Вера в Единого Бога — вера первых евреев — пришла из Аравии. Она была естественной верой для бедуина, который в определенный момент истории осознал незначительность человека перед лицом необозримого величия созидательной силы, ощутимо действующей во вселенной, — и лишь малый шаг отделял бедуина от представления о Боге, Создателе. Каким бы туманным и искаженным это представление ни стало с течением времени, оно всегда оставалось на подсознательном уровне. И на фоне всего политеизма древней Аравии, на фоне поклонения звездам и деревьям, лунным богиням и камням всегда присутствовало тусклое понимание, имеющееся во всей доисламской поэзии и фольклоре, — понимание того, что существует непознаваемое Наивысшее Бытие, ответственное за всю наблюдаемую реальность и находящееся выше нее.
Таким образом была подготовлена почва для ниспослания Корана и его последующего триумфа в Аравии.
Учение Корана с самого начала своего возвещения нашло живой отголосок в чувствах и этических нормах араба. Оно достигло самой сердцевины бедуинской концепции мурувва: оно требовало от человека прямоты, храбрости, щедрости, сострадания, достоинства перед лицом грубой силы, скромности перед добротой и, выше всего остального, осознания человеческой мимолетности и незначительности перед Бесконечным и Вечным.
Ни в каком другом обществе положения Ислама не могли так сразу прийти в согласие с тем, что люди, которым было суждено первыми услышать строки Корана, всегда инстинктивно чувствовали и считали истиной.
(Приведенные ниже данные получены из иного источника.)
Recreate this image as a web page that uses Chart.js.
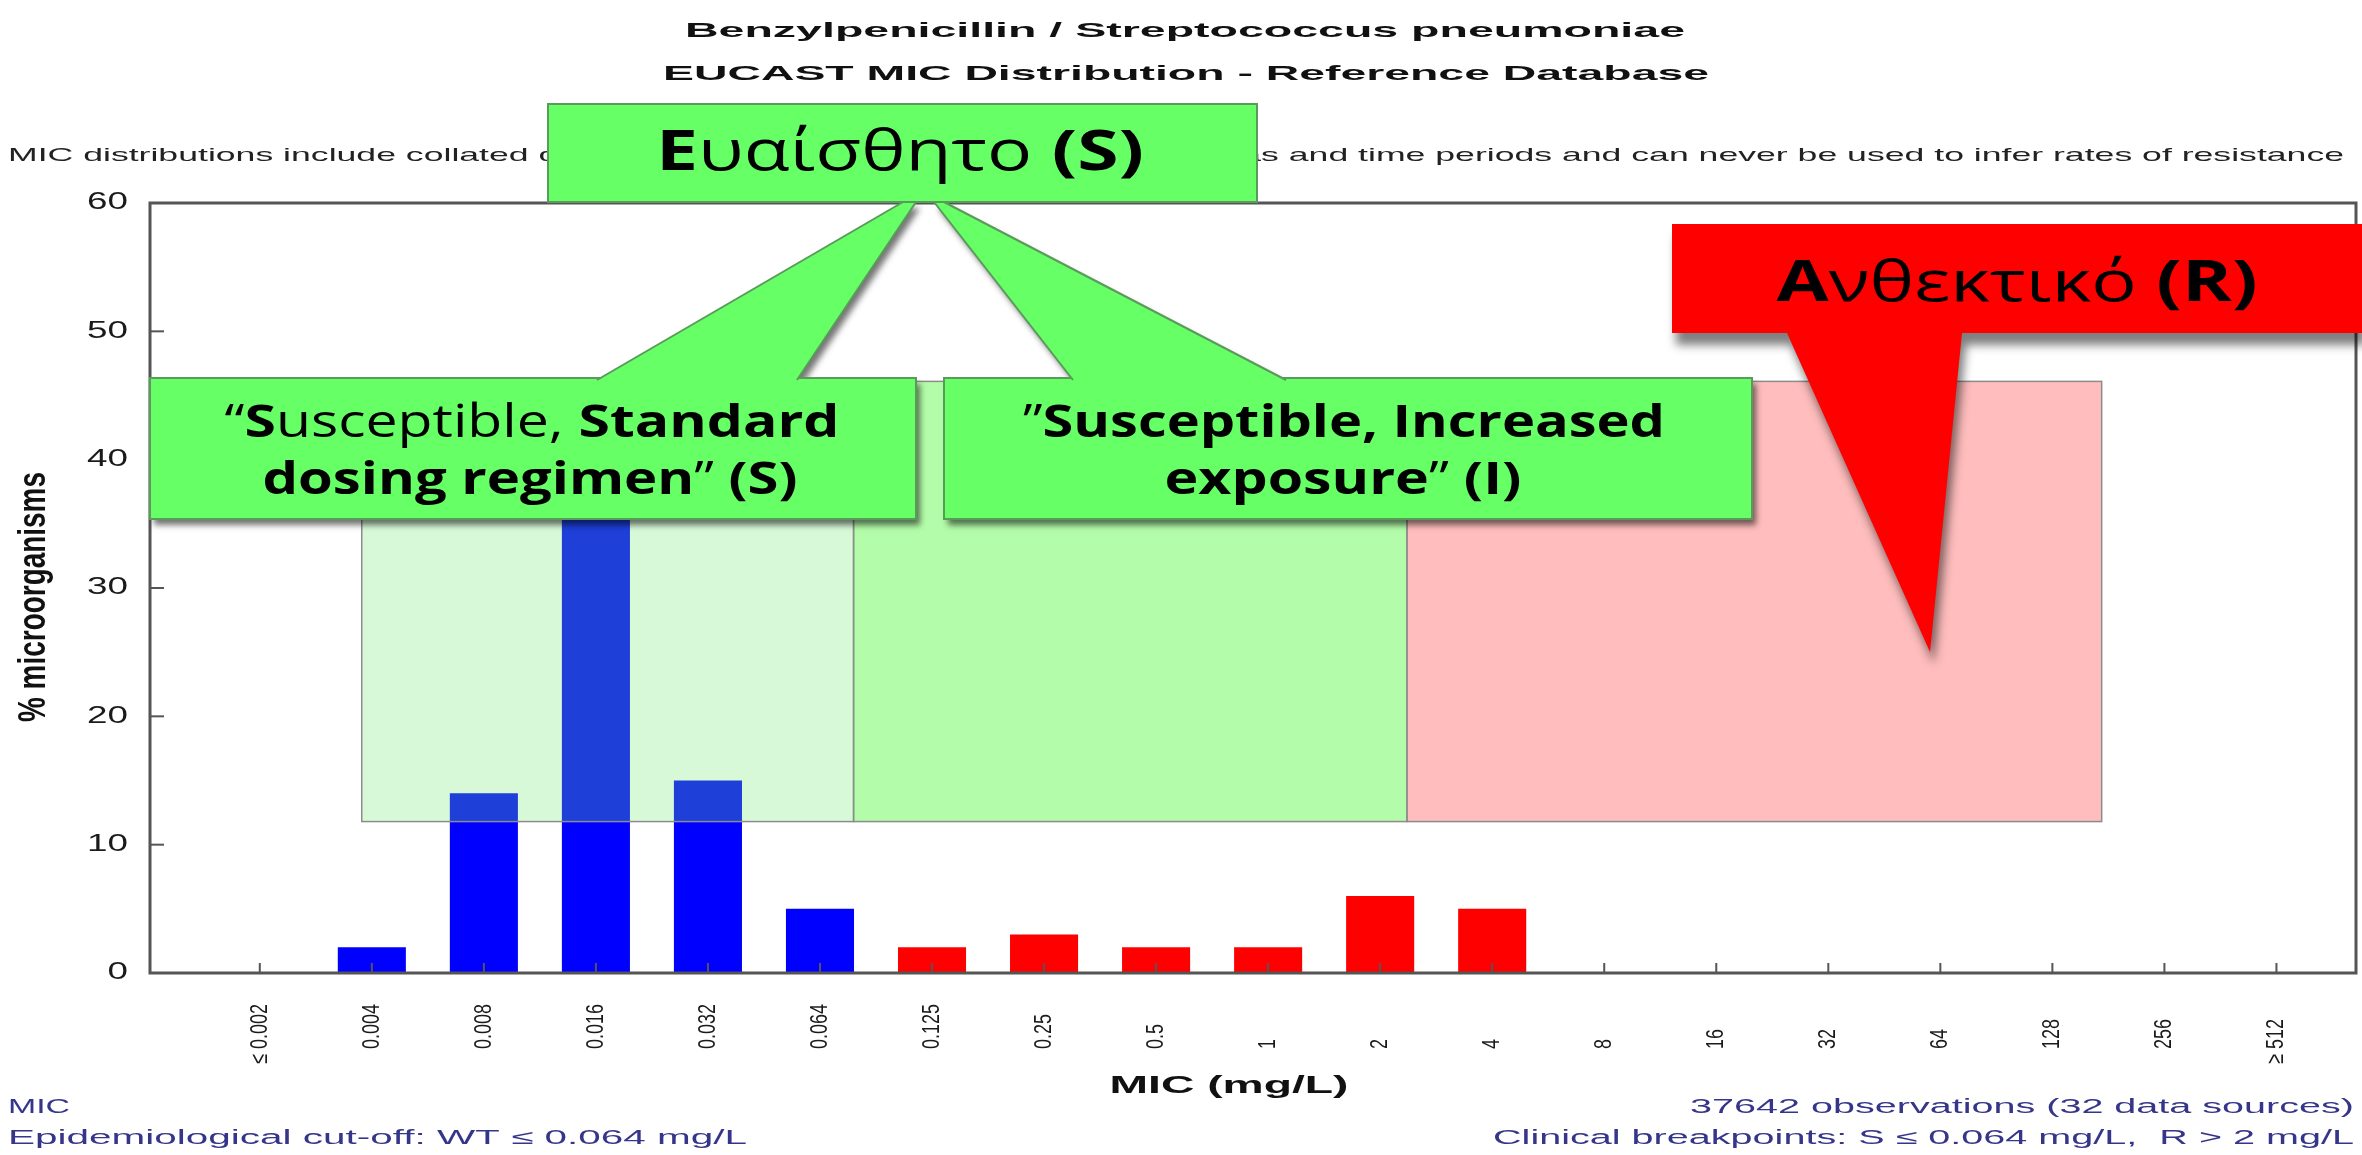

Другими словами, арабы времен Пророка, то есть арабы, бывшие воплощением бедуинской культуры, узнали в этике Корана то, что они знали всегда, не понимая сами, что знали. Выражая еще другим способом, можно сказать, что последняя проповедь Бога человеку была открыта через среду и язык одного народа, который мог уловить ее самый сокровенный смысл совершенно и перевести ее мировоззренческую подвижность в реальность посредством своей собственной уникальной психологической конституции. И это объясняет то, почему Ислам, продвигаемый арабами, распространился таким невероятным образом в течение нескольких десятилетий к берегам Атлантического океана и к границами Китая.